▶ [INSTRUCTIONS FOR THE TASK]: Leave out the pictures, and write out exactly the lines from the beginning of the material to the line holding "(resilience) at (621,453)", that line included, and nothing else.

Dataset entries:
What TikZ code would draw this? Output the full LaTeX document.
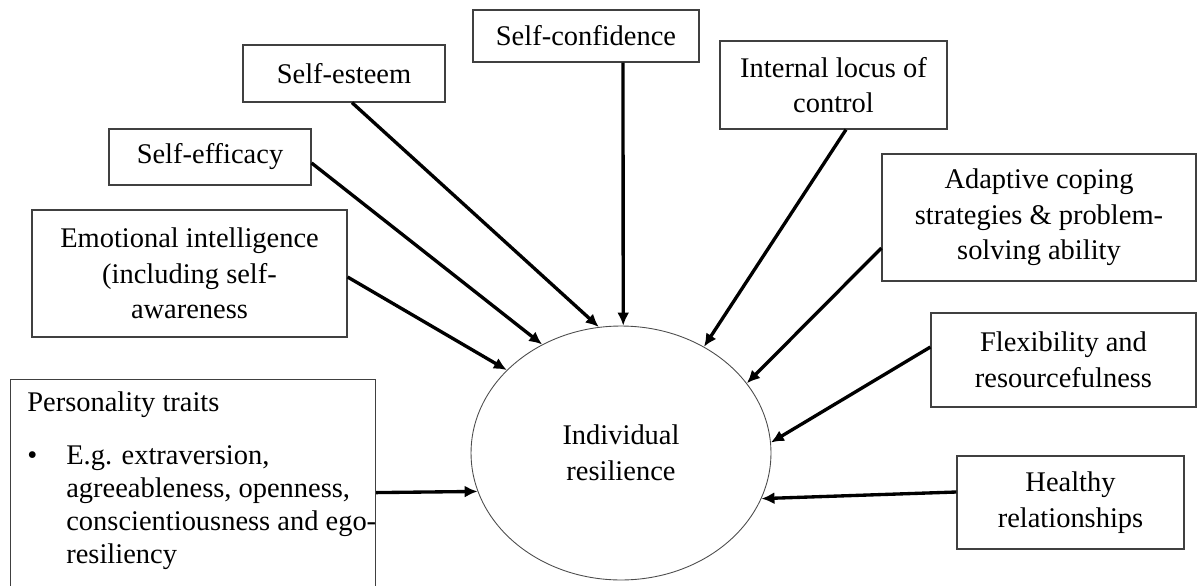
\documentclass[tikz,border=0pt]{standalone}
\usepackage{fontspec}
\setmainfont{Liberation Serif}
\usepackage{tikz}
\usetikzlibrary{shapes,arrows.meta,positioning}
\tikzset{factor/.style={rectangle,draw=black!75,line width=0.7pt,align=center,inner sep=0pt,font=\fontsize{16.2}{20.2}\selectfont}}
\tikzset{core/.style={ellipse,draw=black!70,line width=0.5pt,inner sep=0pt,minimum width=6cm,minimum height=5.08cm,align=center,font=\fontsize{16.2}{20.2}\selectfont}}
\tikzset{link/.style={->,>={Latex[length=0.26cm,width=0.24cm]},line width=1.9pt}}

\begin{document}
\begin{tikzpicture}[x=0.02cm,y=-0.02cm]
        \useasboundingbox (0,0) rectangle (1197,585);
        \node[core] (resilience) at (621,453) {Individual\\resilience};

        \node[factor,minimum width=4.52cm,minimum height=1.04cm] (confidence) at (586,36) {Self-confidence};
        \node[factor,minimum width=4.04cm,minimum height=1.14cm] (esteem) at (344,73.5) {Self-esteem};
        \node[factor,minimum width=4.54cm,minimum height=1.76cm] (locus) at (833.5,85) {Internal locus of\\control};
        \node[factor,minimum width=4.04cm,minimum height=1.12cm] (efficacy) at (210,157) {Self-efficacy};
        \node[factor,minimum width=6.28cm,minimum height=2.54cm] (coping) at (1039,217.5) {Adaptive coping\\strategies \& problem-\\solving ability};
        \node[factor,minimum width=6.3cm,minimum height=2.54cm] (emotional) at (189.5,273.5) {Emotional intelligence\\(including self-\\awareness};
        \node[factor,minimum width=5.3cm,minimum height=1.88cm] (flexibility) at (1063.5,360) {Flexibility and\\resourcefulness};
        \node[factor,minimum width=4.54cm,minimum height=1.86cm] (relations) at (1070.5,502.5) {Healthy\\relationships};

        \node[factor,anchor=north west,minimum width=7.3cm,minimum height=4.32cm] (traits) at (10,379) {};
        \node[anchor=north west,align=left,inner sep=0pt,font=\fontsize{16.2}{18.8}\selectfont] (traitstext) at (27,391) {Personality traits\\[11.5pt]
            \makebox[0.78cm][l]{\textbullet}E.g. extraversion,\\
            \hspace*{0.78cm}agreeableness, openness,\\
            \hspace*{0.78cm}conscientiousness and ego-\\
            \hspace*{0.78cm}resiliency};

        \draw[link] ([xshift=0.74cm]confidence.south) -- (resilience.89);
        \draw[link] ([xshift=0.16cm]esteem.south) -- (resilience.100);
        \draw[link] ([yshift=-0.12cm]efficacy.east) -- (resilience.126);
        \draw[link] ([yshift=-0.07cm]emotional.east) -- (resilience.144);
        \draw[link] ([yshift=-0.1cm]traits.east) -- (resilience.195);
        \draw[link] ([xshift=0.25cm]locus.south) -- (resilience.52);
        \draw[link] ([yshift=-0.61cm]coping.west) -- (resilience.29);
        \draw[link] ([yshift=0.26cm]flexibility.west) -- (resilience.4);
        \draw[link] ([yshift=0.21cm]relations.west) -- (resilience.342);
    \end{tikzpicture}
\end{document}
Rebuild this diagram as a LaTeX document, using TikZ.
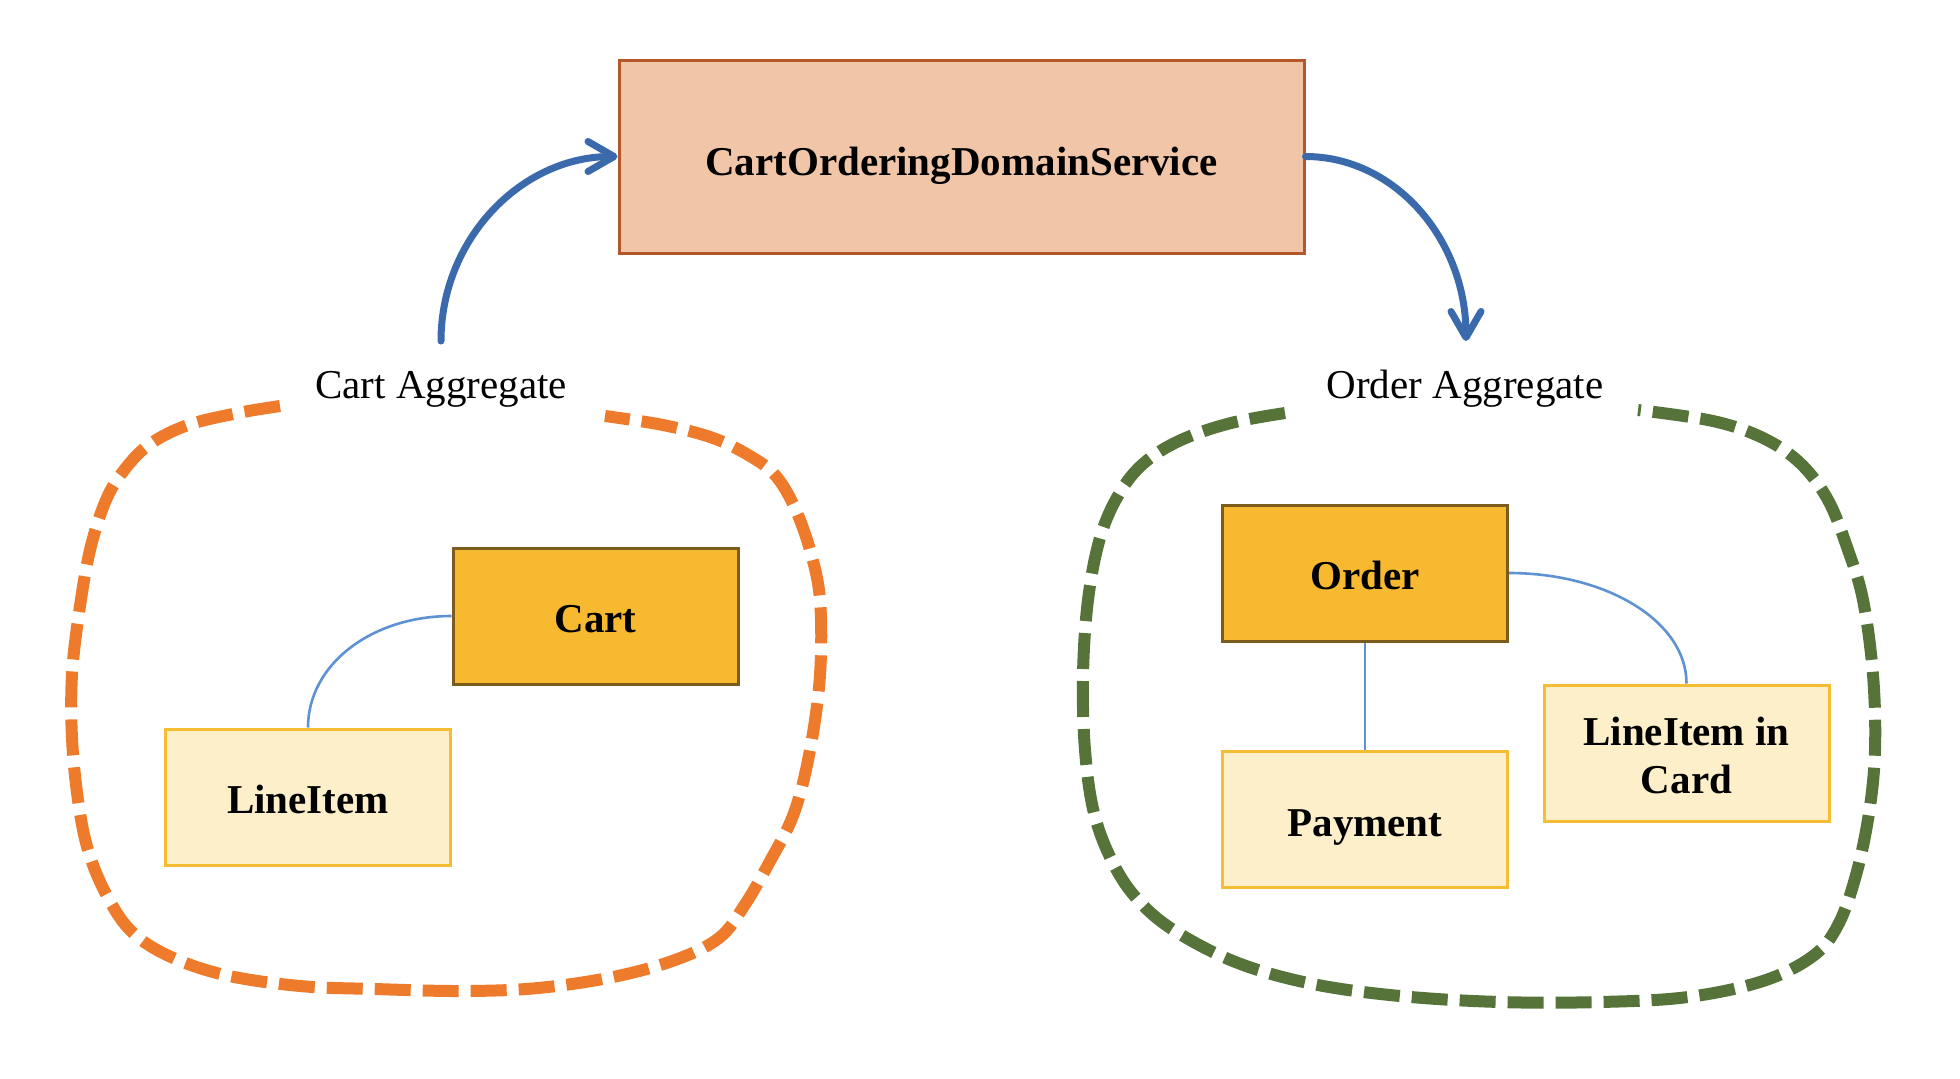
\documentclass[tikz,border=0pt]{standalone}
\usepackage{fontspec}
\setmainfont{Liberation Serif}
\usetikzlibrary{arrows.meta}
\definecolor{svcfill}{HTML}{F1C6A8}
\definecolor{svcdraw}{HTML}{B4582A}
\definecolor{arrowblue}{HTML}{3A6AAC}
\definecolor{orangeb}{HTML}{EE7B2B}
\definecolor{greenb}{HTML}{56743A}
\definecolor{gold}{HTML}{F6B92F}
\definecolor{golddark}{HTML}{7A5C1E}
\definecolor{lightfill}{HTML}{FDEFC9}
\definecolor{lightdraw}{HTML}{F5BD33}
\definecolor{linkblue}{HTML}{5E92D3}
\tikzset{
  boxtext/.style={font=\fontsize{20.5pt}{24pt}\selectfont\bfseries, align=center, inner sep=0pt, text height=16.6pt, text depth=0pt},
  svcbox/.style={boxtext, text height=18.6pt, draw=svcdraw, fill=svcfill, line width=1.5pt, minimum width=342.5pt, minimum height=96.5pt},
  rootbox/.style={boxtext, draw=golddark, fill=gold, line width=1.5pt, minimum width=142.5pt, minimum height=68pt},
  entbox/.style={boxtext, draw=lightdraw, fill=lightfill, line width=1.5pt, minimum width=142.5pt, minimum height=68pt},
  agglabel/.style={font=\fontsize{20.5pt}{24pt}\selectfont, inner sep=0pt, text height=13.4pt, text depth=0pt},
  flow/.style={draw=arrowblue, line width=3.5pt, line cap=round, -{Straight Barb[length=13pt,width=15pt,line cap=round,line join=round]}},
  link/.style={draw=linkblue, line width=1.3pt},
  blob/.style={line width=6pt, dash pattern=on 18pt off 6pt},
}
\begin{document}
\begin{tikzpicture}[x=0.5pt,y=-0.5pt]
\useasboundingbox (0,0) rectangle (1960,1078);
% main service
\node[svcbox] (svc) at (961.5,156.5) {CartOrderingDomainService};
% aggregate labels
\node[agglabel] (cagg) at (441,385) {Cart Aggregate};
\node[agglabel] (oagg) at (1465,385) {Order Aggregate};
\coordinate (cstart) at (441,341);
\coordinate (oend) at (1466,341);
% boundaries
\draw[blob, draw=orangeb] plot[smooth, tension=0.6] coordinates {
 (280,406) (238,413) (188,425) (150,444) (125,469) (106,500) (90,550) (79,613)
 (72,675) (72,738) (78,800) (88,850) (106,894) (131,931) (169,956) (225,975)
 (300,986) (375,989) (463,991) (538,988) (613,977) (675,960) (719,938) (744,906)
 (769,863) (794,813) (810,750) (820,675) (820,600) (810,550) (794,506) (775,475)
 (750,456) (713,438) (663,425) (605,416)};
\draw[blob, draw=greenb] plot[smooth, tension=0.6] coordinates {
 (1285,413) (1231,423) (1181,440) (1144,463) (1119,494) (1100,538) (1088,600)
 (1083,675) (1085,750) (1094,813) (1113,863) (1138,900) (1175,931) (1238,963)
 (1313,984) (1400,996) (1500,1002) (1600,1002) (1688,997) (1763,981) (1813,956)
 (1838,925) (1856,875) (1869,813) (1875,750) (1873,675) (1863,600) (1848,550)
 (1828,500) (1800,463) (1763,438) (1713,421) (1638,410)};
% entities
\node[rootbox] (cart) at (595.5,616) {Cart};
\node[entbox] (lineitem) at (308,797) {LineItem};
\node[rootbox] (order) at (1365,573) {Order};
\node[entbox] (payment) at (1365,819.5) {Payment};
\node[entbox, text height=40.6pt] (licard) at (1686.5,753) {LineItem in\\Card};
% links
\draw[link] (cart.west) .. controls +(-80,0) and +(0,-63) .. (lineitem.north);
\draw[link] (order.south) -- (payment.north);
\draw[link] (order.east) .. controls +(98,0) and +(0,-62) .. (licard.north);
% flows
\draw[flow] (cstart) .. controls +(0,-102) and +(-96,0) .. (svc.west);
\draw[flow] (svc.east) .. controls +(89,0) and +(0,-102) .. (oend);
\end{tikzpicture}
\end{document}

▶ [THE ANSWER]:
What TikZ code would draw this? Output the full LaTeX document.
\documentclass[tikz,border=0pt]{standalone}
\usepackage{fontspec}
\setmainfont{Liberation Serif}
\usepackage{tikz}
\usetikzlibrary{shapes,arrows.meta,positioning}
\tikzset{factor/.style={rectangle,draw=black!75,line width=0.7pt,align=center,inner sep=0pt,font=\fontsize{16.2}{20.2}\selectfont}}
\tikzset{core/.style={ellipse,draw=black!70,line width=0.5pt,inner sep=0pt,minimum width=6cm,minimum height=5.08cm,align=center,font=\fontsize{16.2}{20.2}\selectfont}}
\tikzset{link/.style={->,>={Latex[length=0.26cm,width=0.24cm]},line width=1.9pt}}

\begin{document}
\begin{tikzpicture}[x=0.02cm,y=-0.02cm]
        \useasboundingbox (0,0) rectangle (1197,585);
        \node[core] (resilience) at (621,453) {Individual\\resilience};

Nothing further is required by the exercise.